The Prodigal Son and Prayer
“But while he was still a long way off, his father saw him and was filled with compassion for him; he ran to his son, threw his arms around him and kissed him.” (Luke 15:20)
Linda Shankster
Read Luke 15:11-32.
Many years ago, as a widowed mother of five, I was struggling in desperation over the reactions of one of my teenagers. I was taking their disobedience and acting out personally, and my response was an unhealthy one of anger. I recall right where I was on a particularly dark night when the Holy Spirit brought my attention to the father of the son who took his share of the possessions and left the family ‒ the Lost Son.

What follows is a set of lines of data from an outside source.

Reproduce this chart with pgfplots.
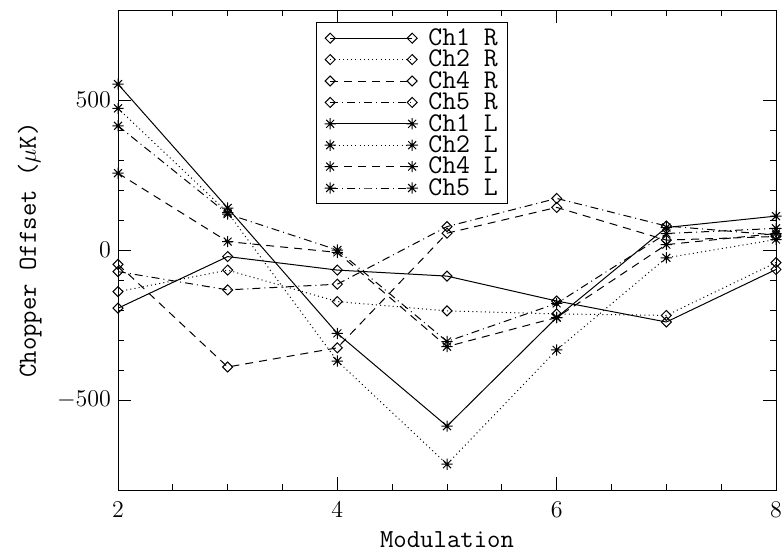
\documentclass[border=0pt]{standalone}
\usepackage{fontspec}
\usepackage{pgfplots}
\pgfplotsset{compat=1.18}

\pgfdeclareplotmark{dia}{%
  \pgfpathmoveto{\pgfqpoint{\pgfplotmarksize}{0pt}}%
  \pgfpathlineto{\pgfqpoint{0pt}{\pgfplotmarksize}}%
  \pgfpathlineto{\pgfqpoint{-\pgfplotmarksize}{0pt}}%
  \pgfpathlineto{\pgfqpoint{0pt}{-\pgfplotmarksize}}%
  \pgfpathclose
  \pgfusepathqstroke}
\pgfdeclareplotmark{ast}{%
  \pgfpathmoveto{\pgfqpoint{-\pgfplotmarksize}{0pt}}\pgfpathlineto{\pgfqpoint{\pgfplotmarksize}{0pt}}%
  \pgfpathmoveto{\pgfqpoint{0pt}{-\pgfplotmarksize}}\pgfpathlineto{\pgfqpoint{0pt}{\pgfplotmarksize}}%
  \pgfpathmoveto{\pgfqpoint{-0.707\pgfplotmarksize}{-0.707\pgfplotmarksize}}\pgfpathlineto{\pgfqpoint{0.707\pgfplotmarksize}{0.707\pgfplotmarksize}}%
  \pgfpathmoveto{\pgfqpoint{-0.707\pgfplotmarksize}{0.707\pgfplotmarksize}}\pgfpathlineto{\pgfqpoint{0.707\pgfplotmarksize}{-0.707\pgfplotmarksize}}%
  \pgfusepathqstroke}

\tikzset{
  sdot/.style={dash pattern=on 0.5pt off 1.6pt},
  sdash/.style={dash pattern=on 4pt off 3pt},
  sdashdot/.style={dash pattern=on 4pt off 2pt on 0.5pt off 2pt},
}

\begin{document}
\begin{tikzpicture}
\begin{axis}[
  scale only axis,
  width=329pt, height=240pt,
  xmin=2, xmax=8, ymin=-800, ymax=800,
  xtick={2,4,6,8}, minor x tick num=3,
  ytick={-500,0,500}, minor y tick num=4,
  tick align=inside,
  major tick length=6.5pt, minor tick length=3.2pt,
  axis line style={line width=0.5pt},
  every tick/.style={black, line width=0.5pt},
  tick label style={font=\fontsize{12}{12}\selectfont},
  xticklabel style={yshift=-2.5pt},
  xlabel={Modulation},
  ylabel={Chopper Offset ($\mu$K)},
  every axis x label/.style={at={(axis description cs:0.5,-0.104)}, anchor=center, font=\fontsize{13}{13}\ttfamily},
  every axis y label/.style={at={(axis description cs:-0.134,0.5)}, anchor=center, rotate=90, font=\fontsize{13}{13}\ttfamily},
  every axis plot/.append style={black, line width=0.5pt},
  legend cell align=left,
  legend image code/.code={\draw[mark repeat=2,mark phase=1,#1] plot coordinates {(0pt,0pt)(20.5pt,0pt)(41pt,0pt)};},
  legend style={at={(0.301,0.975)}, anchor=north west, draw=black, line width=0.5pt,
    font=\fontsize{13.5}{13.5}\ttfamily, row sep=0pt, column sep=4.5pt, inner xsep=4pt, inner ysep=2.5pt,
    nodes={inner sep=0.8pt, text height=8.2pt, text depth=0.9pt}},
]
\addplot[mark=dia, mark size=2.5pt, mark options={solid}] coordinates {(2,-194)(3,-22)(4,-67)(5,-87)(6,-170)(7,-240)(8,-65)};
\addlegendentry{Ch1 R}
\addplot[sdot, mark=dia, mark size=2.5pt, mark options={solid}] coordinates {(2,-139)(3,-67)(4,-172)(5,-203)(6,-213)(7,-218)(8,-42)};
\addlegendentry{Ch2 R}
\addplot[sdash, mark=dia, mark size=2.5pt, mark options={solid}] coordinates {(2,-48)(3,-390)(4,-326)(5,56)(6,142)(7,33)(8,45)};
\addlegendentry{Ch4 R}
\addplot[sdashdot, mark=dia, mark size=2.5pt, mark options={solid}] coordinates {(2,-72)(3,-133)(4,-114)(5,78)(6,172)(7,80)(8,50)};
\addlegendentry{Ch5 R}
\addplot[mark=ast, mark size=2.8pt, mark options={solid}] coordinates {(2,553)(3,140)(4,-278)(5,-587)(6,-225)(7,75)(8,113)};
\addlegendentry{Ch1 L}
\addplot[sdot, mark=ast, mark size=2.8pt, mark options={solid}] coordinates {(2,472)(3,125)(4,-370)(5,-714)(6,-333)(7,-26)(8,35)};
\addlegendentry{Ch2 L}
\addplot[sdash, mark=ast, mark size=2.8pt, mark options={solid}] coordinates {(2,256)(3,28)(4,-8)(5,-322)(6,-225)(7,18)(8,55)};
\addlegendentry{Ch4 L}
\addplot[sdashdot, mark=ast, mark size=2.8pt, mark options={solid}] coordinates {(2,414)(3,120)(4,0)(5,-305)(6,-178)(7,55)(8,72)};
\addlegendentry{Ch5 L}
\end{axis}
\pgfresetboundingbox
\path[use as bounding box] ([xshift=-59pt,yshift=-32pt]current axis.south west) rectangle ([xshift=3pt,yshift=5pt]current axis.north east);
\end{tikzpicture}
\end{document}
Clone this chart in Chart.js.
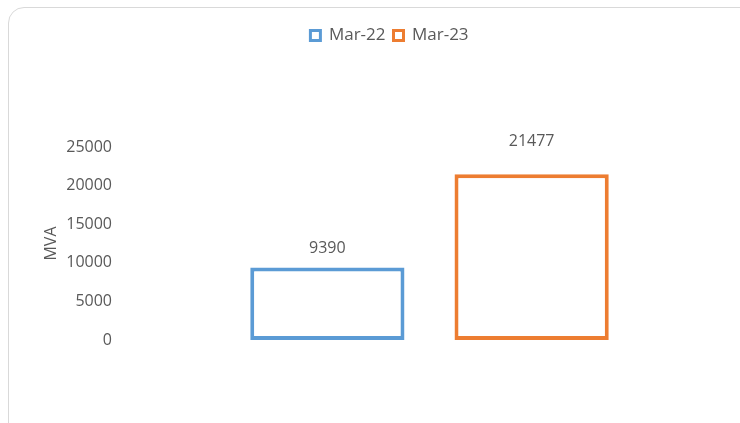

This father wasn’t consumed with anger or wounds because of the choices of his son. He wasn’t dwelling on the disappointment of his son wasting the inheritance or obsessed with imagining what the son was doing day to day. Instead, by the time the son had decided to return to his family, verse 19 tells us, “… but while he was still a long way off, his father saw him ….” This father wanted good for his son ‒ he wanted him to be a part of their family; he wanted restoration; so by faith, he was watching for his son to return!
During the next few years the Lord was teaching me and instructing me in intercession, helping me to express the Father’s Heart. I grew in my faith and in prayer. More and more I began asking God to forgive my teen.
If you see someone commit a sin, you should pray and God will give them life. (1 John 5:16)
I asked God to soften their heart and bring them back.
If one should wander from the truth and we bring them back (through prayer), we are saving a sinner from death and covering a multitude of sins. (James 5:19)
I stood in the gap to make up the missing part of the hedge.
I looked for someone among them who would build up the wall and stand before me in the gap. (Ezekiel 22:30)
I began to stir up my faith in God.
Faith is the substance of things hoped for, the evidence of things not seen. (Hebrews 11:1)
God allows each and every one of us to make choices and decisions that are not up to His very best for us, but He waits patiently for us and graciously draws us back to Himself. I believe He is pleased if we can take this attitude in our intercession for our children, spouses and others. We want to grow in finding God’s Heart of love for another and in our willingness to lay down our lives in prayer for another.
Let us put our fears and frustrations aside and find the heart of faith in God that will help us to pray according to His will.
If we ask anything according to His will He hears us. And if we know that He hears us, we know that we have what we ask of Him. (1 John 5:14-15)
Prayer: Father, teach us to love and intercede for others according to Your Heart.